On Saturday, tens of thousands marched in protests organized by opposition groups. There was a strong feeling among them that things were going from bad to worse and nothing could be done.

“I’m sad. Everyone’s jaded,” said Marisela Bernal, a 36-year-old student, who wandered around a large fountain in Caracas’ Plaza Venezuela. “We’re living through communism and there’s nothing we can do.”

A decade ago, the government imposed strict limits on the amount of dollars that could be exchanged here, hoping to combat capital flight and inflation.

However, since the country manufactures very little, importers need dollars to bring products in to sell. That demand has led to a black market where the greenback sells for 10 times the official exchange rate of 6.3 bolivars to the dollar.

“We simply can’t get dollars at the official rate so we have to go on the black market and so we have to charge accordingly,” said the manager of a major US retailer at Sambil, one of Latin America’s largest shopping malls here. “Then the government bases its calculations on the official rate! We have no chance."

Alberto Ramos, an analyst at Goldman Sachs in New York, agreed with the manager, and questioned the official exchange rate. “This is artificial math,” he said.

For the average Venezuelan, this especially hurts in the form of higher prices and shortages of even everyday goods like toilet paper.

And for entrepreneurs, it’s a nightmare doing business here.

The World Bank recently ranked Venezuela 181 of 189 countries in its Doing Business report, with No. 1 (Singapore) being the most business friendly.
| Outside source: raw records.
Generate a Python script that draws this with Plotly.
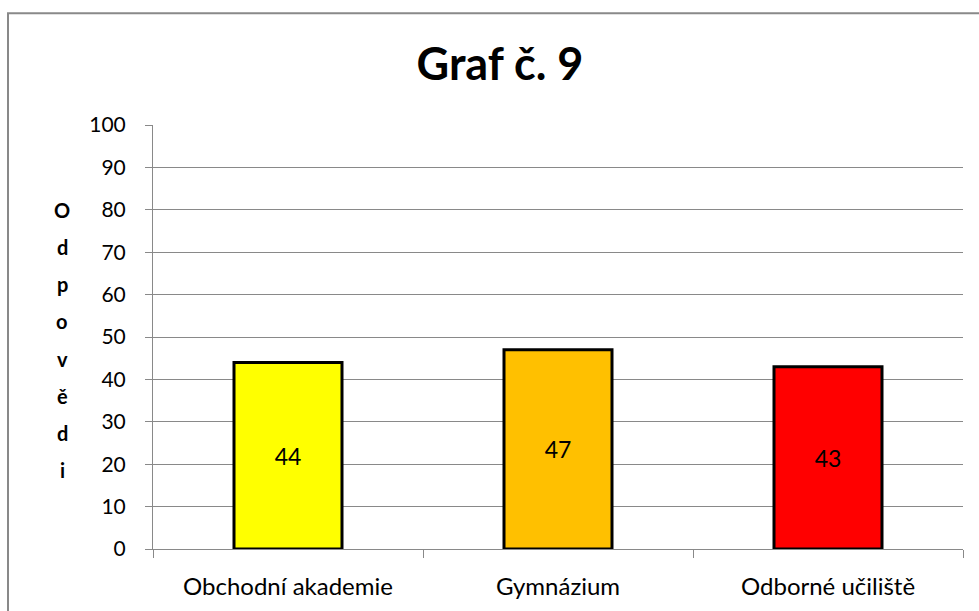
import plotly.graph_objects as go

categories = ["Obchodní akademie", "Gymnázium", "Odborné učiliště"]
values = [44, 47, 43]
bar_colors = ["#FFFF00", "#FFC000", "#FF0000"]
y_ticks = list(range(0, 101, 10))
title_text = "Graf č. 9"
y_title_letters = ["O", "d", "p", "o", "v", "ě", "d", "i"]

W, H = 979, 611
L, R, T, B = 153, 16, 124.5, 61.5
plot_h = H - T - B
plot_w = W - L - R
FONT = "Lato"
GRAY = "#898989"

fig = go.Figure()
fig.add_trace(go.Bar(
    x=categories, y=values,
    marker=dict(color=bar_colors, line=dict(color="black", width=3)),
    width=0.4,
    text=[str(v) for v in values],
    textposition="inside", insidetextanchor="middle",
    textfont=dict(family=FONT, size=23, color="black"),
    showlegend=False,
))

annotations = []
# stacked vertical axis title
top_px, step_px = 209.5, 37.3
for i, ch in enumerate(y_title_letters):
    ypx = top_px + i * step_px
    annotations.append(dict(
        text="<b>%s</b>" % ch, xref="paper", yref="paper",
        x=(62 - L) / plot_w, y=(H - B - ypx) / plot_h,
        xanchor="center", yanchor="middle", showarrow=False,
        font=dict(family=FONT, size=20, color="black"),
    ))

fig.update_layout(
    width=W, height=H,
    margin=dict(l=L, r=R, t=T, b=B, pad=0),
    paper_bgcolor="white", plot_bgcolor="white",
    title=dict(text="<b>%s</b>" % title_text, x=500 / W, xanchor="center",
               y=1 - 64 / H, yanchor="middle", yref="container",
               font=dict(family=FONT, size=45, color="black")),
    annotations=annotations,
    shapes=[dict(type="rect", xref="paper", yref="paper",
                 x0=(8 - L) / plot_w, x1=(990 - L) / plot_w,
                 y0=(H - B - 630) / plot_h, y1=(H - B - 12.5) / plot_h,
                 line=dict(color=GRAY, width=2), fillcolor="rgba(0,0,0,0)",
                 layer="below")],
    font=dict(family=FONT, size=21, color="black"),
)
fig.update_yaxes(range=[0, 100], tickvals=y_ticks, showgrid=True, gridcolor=GRAY,
                 gridwidth=1, zeroline=False, showline=True, linecolor=GRAY,
                 linewidth=1, ticks="outside", ticklen=7, tickcolor=GRAY,
                 tickfont=dict(family=FONT, size=21, color="black"),
                 ticklabelstandoff=15)
fig.update_xaxes(showline=True, linecolor=GRAY, linewidth=1, ticks="outside",
                 tickson="boundaries", ticklen=8, tickcolor=GRAY,
                 tickfont=dict(family=FONT, size=24, color="black"),
                 ticklabelstandoff=16)

fig.write_html("out.html", config={"displayModeBar": False},
               post_script="document.body.style.margin='0';")
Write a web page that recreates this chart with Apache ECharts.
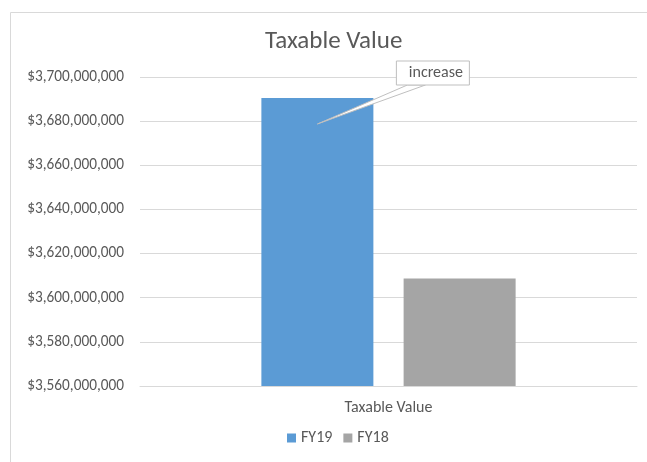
<!DOCTYPE html>
<html><head><meta charset="utf-8">
<script src="https://cdn.jsdelivr.net/npm/echarts@6/dist/echarts.min.js"></script>
<style>html,body{margin:0;padding:0;background:#fff}#c{width:647px;height:462px}</style>
</head><body><div id="c"></div>
<script>
const categories = ['Taxable Value'];
const seriesNames = ['FY19', 'FY18'];
const fy19 = [3690500000];
const fy18 = [3608700000];
const calloutText = 'increase';
const calloutAnchor = 3678700000;

const FONT = 'Carlito, Lato, sans-serif';
const chart = echarts.init(document.getElementById('c'));
function fmt(v){ return '$' + v.toLocaleString('en-US'); }
const border = { type: 'rect', left: 8, top: 10, shape: { width: 637, height: 450 },
  style: { fill: 'none', stroke: '#d9d9d9', lineWidth: 1 }, silent: true, z: -1 };
chart.setOption({
  animation: false,
  title: { text: 'Taxable Value', left: 260, top: 24,
    textStyle: { fontFamily: FONT, fontSize: 25, fontWeight: 'normal', color: '#595959' } },
  legend: { bottom: 11, left: 282, itemWidth: 9, itemHeight: 9, itemGap: 11, icon: 'rect',
    textStyle: { fontFamily: FONT, fontSize: 16, color: '#595959' }, data: seriesNames },
  grid: { left: 140, right: 10, top: 77, bottom: 76, containLabel: false },
  xAxis: { type: 'category', data: categories,
    axisLine: { lineStyle: { color: '#d9d9d9' } }, axisTick: { show: false },
    axisLabel: { fontFamily: FONT, fontSize: 16, color: '#595959', margin: 14 } },
  yAxis: { type: 'value', min: 3560000000, max: 3700000000, interval: 20000000,
    axisLine: { show: false }, axisTick: { show: false },
    splitLine: { lineStyle: { color: '#d9d9d9' } },
    axisLabel: { fontFamily: FONT, fontSize: 15.3, color: '#595959', margin: 16, formatter: fmt } },
  series: [
    { name: 'FY19', type: 'bar', data: fy19, barWidth: 112, barGap: '27%', itemStyle: { color: '#5b9bd5' } },
    { name: 'FY18', type: 'bar', data: fy18, barWidth: 112, itemStyle: { color: '#a5a5a5' } }
  ],
  graphic: [ border ]
});
// callout anchored to FY19 bar center via the library's scales
const lay = chart.getModel().getSeriesByIndex(0).getData().getItemLayout(0);
const cx = lay.x + lay.width / 2;
const py = chart.convertToPixel({ yAxisIndex: 0 }, calloutAnchor);
const bx = cx + 79, by = py - 63, bw = 73, bh = 24;
chart.setOption({
  graphic: [
    border,
    { type: 'polygon', shape: { points: [[cx, py], [bx + 11, by + bh], [bx + 29, by + bh]] },
      style: { fill: '#ffffff', stroke: '#bfbfbf', lineWidth: 1 }, z: 10 },
    { type: 'rect', shape: { x: bx, y: by, width: bw, height: bh },
      style: { fill: '#ffffff', stroke: '#bfbfbf', lineWidth: 1 }, z: 11 },
    { type: 'text', x: bx + bw / 2 + 3, y: by + bh / 2, z: 12,
      style: { text: calloutText, align: 'center', verticalAlign: 'middle',
        font: '16px ' + FONT, fill: '#595959' } }
  ]
});
</script></body></html>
Venezuela falls just under Guinea-Bissau and far below Syria, Iraq and Zimbabwe.

Meanwhile, the government is fighting its perceived economic war on multiple fronts — and many wonder what new directives may come from the president’s recent decree powers.

The manager of an American swimwear chain in Sambil said that he was worried inspectors were on the way to check his prices.

“It'll be me that gets a fine, or worse,” he said. “But what can I do?”